Genetically modified peas that can protect chickens against a common infection have been successful in trials, say scientists.
The plants, which protected the chickens from a parasite called Eimeria, which costs the poultry industry US$2.4 billion a year, were developed by Sergey Kipriyanov and colleagues at Novoplant GmbH, a German plant biotechnology company.
Scientists inserted a gene that caused the plants to produce an antibody that stops the parasite invading the chicken's gut cells.
The peas can be ground into flour and then added to cheap chicken fodder, making the approach suitable for rural poultry farming in developing countries, the researchers say.
Even in chickens infected with high doses of the parasite GM pea flour reduced infections, say the researchers.
This work demonstrates for the first time the feasibility of using antibody-expressing GM crop seeds to control infectious diseases, Kipriyanov told SciDev.Net.
Previous work has shown that plants can be engineered to trigger chickens to produce their own antibodies against diseases, but the scientists say this is the first time that crops have been altered to produce antibodies themselves.
Kipriyanov says that immunisation through food is easier than traditional methods such as injections.
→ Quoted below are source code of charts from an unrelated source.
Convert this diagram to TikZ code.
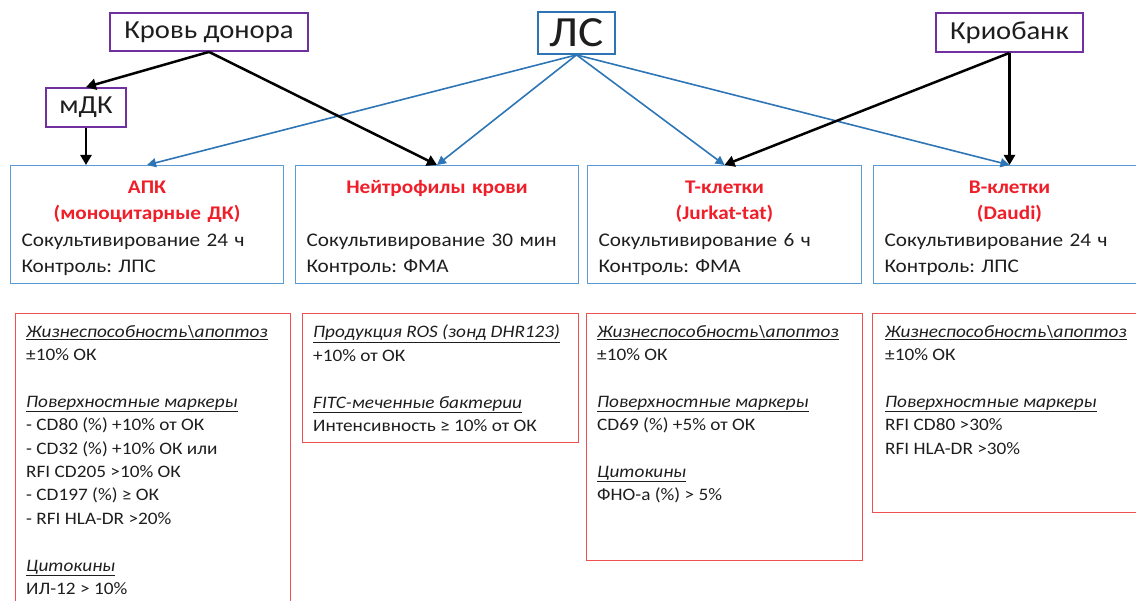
\documentclass[tikz,border=0pt]{standalone}
\usepackage{fontspec}
\setmainfont{Carlito}[FakeStretch=1.1]
\usetikzlibrary{arrows.meta}
\frenchspacing

\definecolor{srcpurple}{RGB}{112,48,160}
\definecolor{drugblue}{RGB}{46,117,182}
\definecolor{cellblue}{RGB}{91,155,213}
\definecolor{critred}{RGB}{238,80,80}
\definecolor{titlered}{RGB}{240,30,40}
\definecolor{txtgray}{RGB}{30,30,30}

% red bold title lines in the cell boxes
\newcommand{\celltitle}[1]{{\centering\color{titlered}\bfseries\rule{0pt}{20pt}#1\par}}
\newcommand{\crithead}[1]{\underline{\textit{#1}}}

\begin{document}
\begin{tikzpicture}[x=1pt,y=-1pt,
    srcbox/.style={draw=srcpurple, line width=1.8pt, inner sep=0pt, text=txtgray, font=\fontsize{26}{30}\selectfont},
    cellbox/.style={draw=cellblue, line width=1pt, anchor=north west, minimum height=118pt, inner xsep=11pt, inner ysep=0pt, align=left, text=txtgray, font=\fontsize{19.3}{26.5}\selectfont},
    critbox/.style={draw=critred, line width=1.2pt, anchor=north west, inner sep=0pt},
    crittxt/.style={anchor=north west, inner sep=0pt, align=left, text=txtgray, font=\fontsize{17.5}{23.4}\selectfont},
    blackarrow/.style={black, line width=2.5pt, -{Triangle[length=10pt,width=11pt]}},
    bluearrow/.style={drugblue, line width=1.6pt, -{Triangle[length=9pt,width=9pt]}}]
\useasboundingbox (0,0) rectangle (1136,601);

% sources
\node[srcbox, minimum width=198pt, minimum height=38pt] (donor) at (209,32) {Кровь донора};
\node[srcbox, minimum width=80pt, minimum height=39pt] (mdc) at (86,107.5) {мДК};
\node[srcbox, draw=drugblue, minimum width=77pt, minimum height=42pt, font=\fontsize{43}{46}\selectfont] (drug) at (576.5,33) {ЛС};
\node[srcbox, minimum width=147pt, minimum height=39pt] (cryo) at (1009.5,32.5) {Криобанк};

% target cells
\node[cellbox, text width=251pt] (apk) at (10,165) {\celltitle{АПК\\(моноцитарные ДК)}Сокультивирование 24 ч\\Контроль: ЛПС};
\node[cellbox, text width=261pt] (neut) at (295,165) {\celltitle{Нейтрофилы крови\\~}Сокультивирование 30 мин\\Контроль: ФМА};
\node[cellbox, text width=252pt] (tcell) at (587,165) {\celltitle{Т-клетки\\(Jurkat-tat)}Сокультивирование 6 ч\\Контроль: ФМА};
\node[cellbox, text width=250pt] (bcell) at (873,165) {\celltitle{В-клетки\\(Daudi)}Сокультивирование 24 ч\\Контроль: ЛПС};

% criteria
\node[critbox, minimum width=275pt, minimum height=300pt] (crit1) at (15,313) {};
\node[critbox, minimum width=276pt, minimum height=129pt] (crit2) at (302,313) {};
\node[critbox, minimum width=276pt, minimum height=247pt] (crit3) at (586,313) {};
\node[critbox, minimum width=280pt, minimum height=199pt] (crit4) at (872,313) {};

\node[crittxt] (crit1txt) at (26,325) {\crithead{Жизнеспособность\textbackslash апоптоз}\\±10\% ОК\\~\\\crithead{Поверхностные маркеры}\\- CD80 (\%) +10\% от ОК\\- CD32 (\%) +10\% ОК или\\RFI CD205 >10\% ОК\\- CD197 (\%) ≥ ОК\\- RFI HLA-DR >20\%\\~\\\crithead{Цитокины}\\ИЛ-12 > 10\%};
\node[crittxt] (crit2txt) at (313,325) {\crithead{Продукция ROS (зонд DHR123)}\\+10\% от ОК\\~\\\crithead{FITC-меченные бактерии}\\Интенсивность ≥ 10\% от ОК};
\node[crittxt] (crit3txt) at (597,325) {\crithead{Жизнеспособность\textbackslash апоптоз}\\±10\% ОК\\~\\\crithead{Поверхностные маркеры}\\CD69 (\%) +5\% от ОК\\~\\\crithead{Цитокины}\\ФНО-а (\%) > 5\%};
\node[crittxt] (crit4txt) at (885,325) {\crithead{Жизнеспособность\textbackslash апоптоз}\\±10\% ОК\\~\\\crithead{Поверхностные маркеры}\\RFI CD80 >30\%\\RFI HLA-DR >30\%};

% connectors
\draw[bluearrow] (drug.south) -- (apk.north);
\draw[bluearrow] (drug.south) -- (neut.north);
\draw[bluearrow] (drug.south) -- (tcell.north);
\draw[bluearrow] (drug.south) -- (bcell.north);
\draw[blackarrow] (donor.south) -- (mdc.north);
\draw[blackarrow] (donor.south) -- (neut.north);
\draw[blackarrow] (mdc.south) -- (mdc.south |- apk.north);
\draw[blackarrow] (cryo.south) -- (tcell.north);
\draw[blackarrow] (cryo.south) -- (bcell.north);
\end{tikzpicture}
\end{document}
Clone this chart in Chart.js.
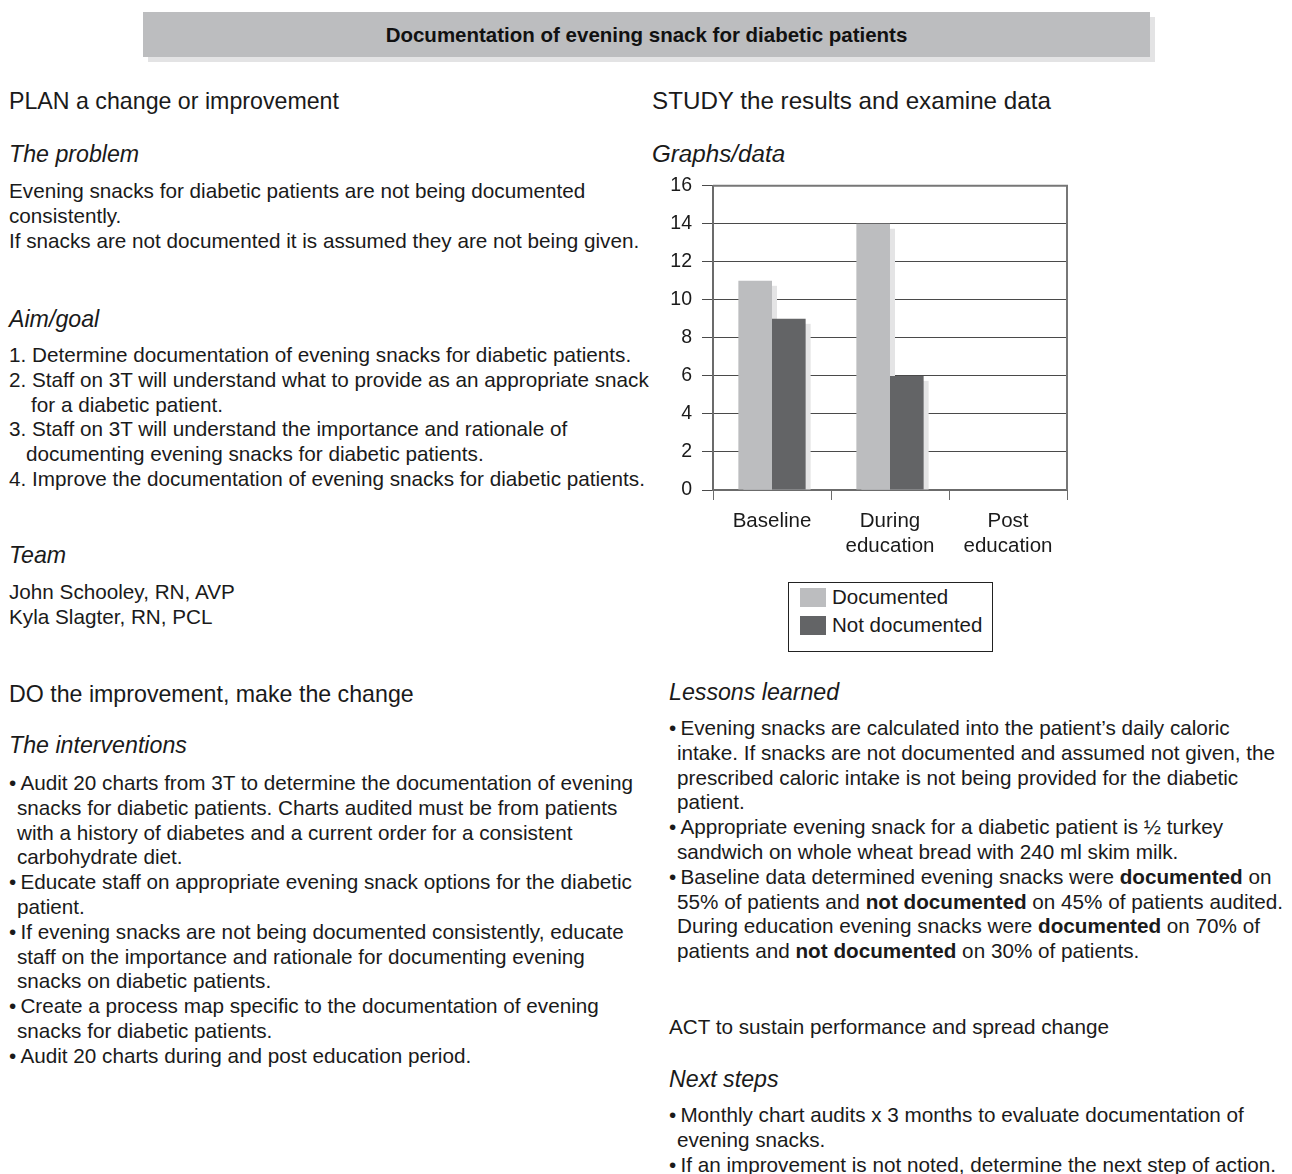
<!DOCTYPE html>
<html>
<head>
<meta charset="utf-8">
<script src="https://cdn.jsdelivr.net/npm/chart.js@4/dist/chart.umd.min.js"></script>
<style>
  body { margin: 0; background: #fff; font-family: "Liberation Sans", Arial, sans-serif; color: #1a1a1a; }
  #page { position: relative; width: 1292px; height: 1174px; overflow: hidden; }
  .hdr { position: absolute; left: 143px; top: 12px; width: 1007px; height: 45px; background: #bcbdbf;
         box-shadow: 5px 5px 0 #e3e3e4; display: flex; align-items: center; justify-content: center; }
  .hdr span { font-weight: bold; font-size: 20.5px; color: #111; }
  .blk { position: absolute; font-size: 20.7px; line-height: 24.8px; white-space: nowrap; }
  .hd { font-size: 23.2px; }
  .hd2 { font-size: 24.2px; }
  .it { font-style: italic; }
  .ind { padding-left: 8px; }
  #chartBox { position: absolute; left: 640px; top: 164px; width: 432px; height: 396px; }
  #legend { position: absolute; left: 788px; top: 582px; width: 203px; height: 68px; border: 1.3px solid #222;
            font-size: 20.5px; }
  #legend div { height: 28px; display: flex; align-items: center; padding-left: 11px; }
  #legend i { display: inline-block; width: 26px; height: 19px; margin-right: 6px; }
  #legend span { white-space: nowrap; }
</style>
</head>
<body>
<div id="page">
  <div class="hdr"><span>Documentation of evening snack for diabetic patients</span></div>

  <div class="blk hd" style="left:9px;top:89px">PLAN a change or improvement</div>
  <div class="blk hd it" style="left:9px;top:142px">The problem</div>
  <div class="blk" style="left:9px;top:179px">Evening snacks for diabetic patients are not being documented<br>consistently.<br>If snacks are not documented it is assumed they are not being given.</div>
  <div class="blk hd it" style="left:9px;top:307px">Aim/goal</div>
  <div class="blk" style="left:9px;top:343px">1. Determine documentation of evening snacks for diabetic patients.<br>2. Staff on 3T will understand what to provide as an appropriate snack<br><span style="padding-left:22px">for a diabetic patient.</span><br>3. Staff on 3T will understand the importance and rationale of<br><span style="padding-left:17px">documenting evening snacks for diabetic patients.</span><br>4. Improve the documentation of evening snacks for diabetic patients.</div>
  <div class="blk hd it" style="left:9px;top:543px">Team</div>
  <div class="blk" style="left:9px;top:580px">John Schooley, RN, AVP<br>Kyla Slagter, RN, PCL</div>
  <div class="blk hd" style="left:9px;top:682px">DO the improvement, make the change</div>
  <div class="blk hd it" style="left:9px;top:733px">The interventions</div>
  <div class="blk" style="left:9px;top:771px">•&thinsp;Audit 20 charts from 3T to determine the documentation of evening<br><span class="ind">snacks for diabetic patients. Charts audited must be from patients</span><br><span class="ind">with a history of diabetes and a current order for a consistent</span><br><span class="ind">carbohydrate diet.</span><br>•&thinsp;Educate staff on appropriate evening snack options for the diabetic<br><span class="ind">patient.</span><br>•&thinsp;If evening snacks are not being documented consistently, educate<br><span class="ind">staff on the importance and rationale for documenting evening</span><br><span class="ind">snacks on diabetic patients.</span><br>•&thinsp;Create a process map specific to the documentation of evening<br><span class="ind">snacks for diabetic patients.</span><br>•&thinsp;Audit 20 charts during and post education period.</div>

  <div class="blk hd2" style="left:652px;top:89px">STUDY the results and examine data</div>
  <div class="blk hd2 it" style="left:652px;top:142px">Graphs/data</div>
  <div id="chartBox"><canvas id="snackChart"></canvas></div>
  <div id="legend"></div>

  <div class="blk hd it" style="left:669px;top:680px">Lessons learned</div>
  <div class="blk" style="left:669px;top:716px">•&thinsp;Evening snacks are calculated into the patient’s daily caloric<br><span class="ind">intake. If snacks are not documented and assumed not given, the</span><br><span class="ind">prescribed caloric intake is not being provided for the diabetic</span><br><span class="ind">patient.</span><br>•&thinsp;Appropriate evening snack for a diabetic patient is ½ turkey<br><span class="ind">sandwich on whole wheat bread with 240 ml skim milk.</span><br>•&thinsp;Baseline data determined evening snacks were <b>documented</b> on<br><span class="ind">55% of patients and <b>not documented</b> on 45% of patients audited.</span><br><span class="ind">During education evening snacks were <b>documented</b> on 70% of</span><br><span class="ind">patients and <b>not documented</b> on 30% of patients.</span></div>
  <div class="blk" style="left:669px;top:1015px">ACT to sustain performance and spread change</div>
  <div class="blk hd it" style="left:669px;top:1067px">Next steps</div>
  <div class="blk" style="left:669px;top:1103px">•&thinsp;Monthly chart audits x 3 months to evaluate documentation of<br><span class="ind">evening snacks.</span><br>•&thinsp;If an improvement is not noted, determine the next step of action.</div>
</div>

<script>
// Audit counts per period
const periods = ['Baseline', ['During', 'education'], ['Post', 'education']];
const documented = [11, 14, null];
const notDocumented = [9, 6, null];
const seriesNames = ['Documented', 'Not documented'];
const seriesColors = ['#bcbdbf', '#636466'];
const yMin = 0, yMax = 16, yStep = 2;

Chart.defaults.font.family = '"Liberation Sans", Arial, sans-serif';
Chart.defaults.font.size = 18;
Chart.defaults.color = '#1a1a1a';

// light drop shadow behind each bar, drawn before the bars
const barShadow = {
    id: 'barShadow',
    beforeDatasetsDraw(chart) {
        const ctx = chart.ctx;
        ctx.save();
        ctx.fillStyle = '#e4e4e5';
        chart.data.datasets.forEach((ds, i) => {
            chart.getDatasetMeta(i).data.forEach((bar, j) => {
                if (ds.data[j] == null) return;
                const top = bar.y + 5;
                ctx.fillRect(bar.x - bar.width / 2 + 5, top, bar.width, bar.base - top);
            });
        });
        ctx.restore();
    }
};

// top and right edges of the plot frame
const plotFrame = {
    id: 'plotFrame',
    afterDatasetsDraw(chart) {
        const { ctx, chartArea: a } = chart;
        ctx.save();
        ctx.strokeStyle = '#777';
        ctx.lineWidth = 2;
        ctx.beginPath();
        ctx.moveTo(a.left, a.top);
        ctx.lineTo(a.right, a.top);
        ctx.lineTo(a.right, a.bottom);
        ctx.stroke();
        ctx.restore();
    }
};

const snackCtx = document.getElementById('snackChart');
const snackChart = new Chart(snackCtx, {
    type: 'bar',
    data: {
        labels: periods,
        datasets: [
            { label: seriesNames[0], data: documented, backgroundColor: seriesColors[0] },
            { label: seriesNames[1], data: notDocumented, backgroundColor: seriesColors[1] }
        ]
    },
    options: {
        responsive: true,
        maintainAspectRatio: false,
        animation: false,
        datasets: { bar: { categoryPercentage: 0.57, barPercentage: 1 } },
        layout: { padding: { top: 0, right: 5, left: 0, bottom: 0 } },
        plugins: { legend: { display: false }, tooltip: { enabled: false } },
        scales: {
            x: {
                grid: { drawOnChartArea: false, drawTicks: true, tickLength: 10, color: '#6b6b6b', offset: true },
                border: { color: '#6b6b6b', width: 2 },
                ticks: { padding: 9, font: { size: 20.5, lineHeight: 1.2 }, maxRotation: 0 },
                afterFit(scale) { scale.height = 70; }
            },
            y: {
                min: yMin, max: yMax,
                grid: { color: '#4a4a4a', lineWidth: 1, tickLength: 11 },
                border: { color: '#6b6b6b', width: 2 },
                ticks: { stepSize: yStep, padding: 10, font: { size: 19.5 } },
                afterFit(scale) { scale.width = 73; }
            }
        }
    },
    plugins: [barShadow, plotFrame]
});

// HTML legend from the chart's datasets
const legendBox = document.getElementById('legend');
snackChart.data.datasets.forEach(ds => {
    const row = document.createElement('div');
    row.innerHTML = '<i style="background:' + ds.backgroundColor + '"></i><span>' + ds.label + '</span>';
    legendBox.appendChild(row);
});
</script>
</body>
</html>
In addition, the method protects the chickens immediately.
He says his team is working on increasing the level of antibodies in the peas and improving their stability in the chickens' guts.
We will need probably 35 years for propagating GM pea plants, producing sufficient amounts of seeds and performing large-scale animal trials, says Kipriyanov.
Mario Pezzotti, a plant geneticist at the University of Verona, Italy, told SciDev.Net: [The research] is a great example of how plants which need only inexpensive inputs like sunlight, water and nutrients to grow can be exploited.
He adds that the antibody's stability in the peas eliminates the need to keep them cold during transport and storage, therefore tremendously cutting production costs to levels affordable for developing countries.
Mohammed Ahmed Hamoud, a plant molecular biotechnologist at Tanta University, Egypt, cautiously welcomes the news.
To prevent negative health, environmental and socioeconomic impacts, the GM pea plant must be genetically isolated using new male sterile lines that don't produce pollen and cultivated in dedicated land away from food crops, he says.
The research was published last month (September) in BMC Biotechnology.